February 08, 2008

I thought everything had been said

Taylor Marsh begins her post, by comparing Barack Obama speech to a con artist/minister's. Later in her article, Obama: Campaign, Cult or Mirage? she precedes to imply that messianic language has been embedded in Obama's campaign.

However, for quite a while something else is floating to the top of the message, and it isn't issues or answers. Oprah used it in South Carolina saying, "I do believe he's the one." Ben Smith entitled his post: Messianic rhetoric infuses Obama rallies. That was just the beginning. Inspiration is one thing. But the messianic language amidst the political reality reveals a fraud.
Ben Smith somehow believes that saying "he's the one" means a messianic person is expected.
In Winfrey's telling, the protagonist – an old woman who had survived slavery and the Civil War – would ask every child, "Are you the one? Are you the one?"

"I do believe I do today we have the answer to Miss Pittman's question – it's a question that the entire nation is asking – is he the one?" Winfrey said. "South Carolina – I do believe he's the one."
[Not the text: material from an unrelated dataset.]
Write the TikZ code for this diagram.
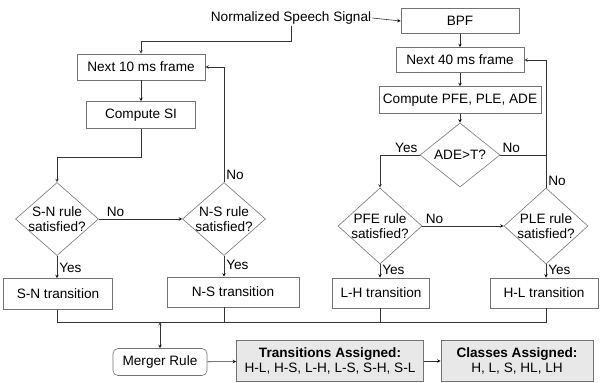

According to one academic discussion of the book by Christopher Mulvey, a professor at University of Winchester in the United Kingdom, the passage continues to ask whether the child is the one who will "carry part of our cross," a "messianic figure."
Why doesn't he ask a black church lady instead of an English academic?

If the comparison would go back through slavery, when one says "is he the one?"; it would mean Moses. To lead us out of the legacy of slavery, not to bear our pain. That is what I think Oprah believes, Obama is the leader.

It is interesting that a discussion about Barack Obama can not be complete without some religious inferences. He is either a Gospel of Liberation Christian or a Wahabist Muslim; now, he has become a messianic figure.